Australia to spend $69 million on new tougher biometric visa checks
Canberra, Australia, February 25: Australian immigration department has affirmed it will introduce tougher biometric visa checks for
Australian visa applicants as part of the new rules.
For this, the Australian Government will be making investments worth $69 billion spread over the period of next four years.
These biometric checks will be meant for Australian visa applicants belonging to any of the 10 high-risk designated countries by the
Australian government to help strengthen border security of Australia.
Facial images and fingerprints mandatory for visa applicants from 10 high-risk nations--Hence, applicants from such countries applying for an Australian visa will have to provide their facial images along with fingerprints submissions at the visa application center in their respective country. The move will help combat permanent and persistent threat of terrorist activities to Australia by Islamist militants.
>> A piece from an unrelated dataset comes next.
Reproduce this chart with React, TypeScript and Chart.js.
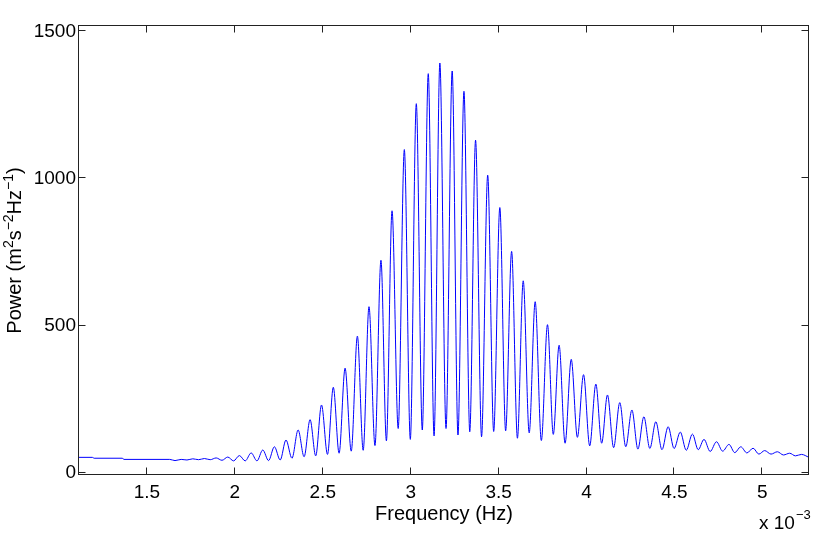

Although, the counterterrorism report did not mention the names of the nations required to provide facial images and fingerprint submissions as part the of new visa rules. But, repeated mention was made to countries including Pakistan, Afghanistan, Somalia and Yemen.
Also, it was not yet clear whether or not Indonesia falls under the list of 10 high-risk designated nations by the Australian Government under the new immigration rules. The Australian foreign minister Stephen Smith said the countries will not be identified until the roll-out takes place.
It may be mentioned that nearly 110 Australian citizens were killed since 2001 in overseas terrorist attacks in Indonesia.
Better Security to Combat Terrorism Threats—The counterterrorism report said Canberra will have a counterterrorism control center to initiate improved coordination among different international and domestic intelligence agencies, will increase airport security and will invest $69 million (Australian dollars) over four years time for implementing tougher biometric visa checks by immigration officials for high-risk countries.
Australia is increasingly threatened by homegrown terrorists and an attack could take place at any point of time, warned Australian Prime Minister Kevin Rudd, adding that the main threat is from those having associations with groups such as al-Qaeda. And the risk of Australia being on the target of terrorism threats has been after the rise of jihadist terrorism.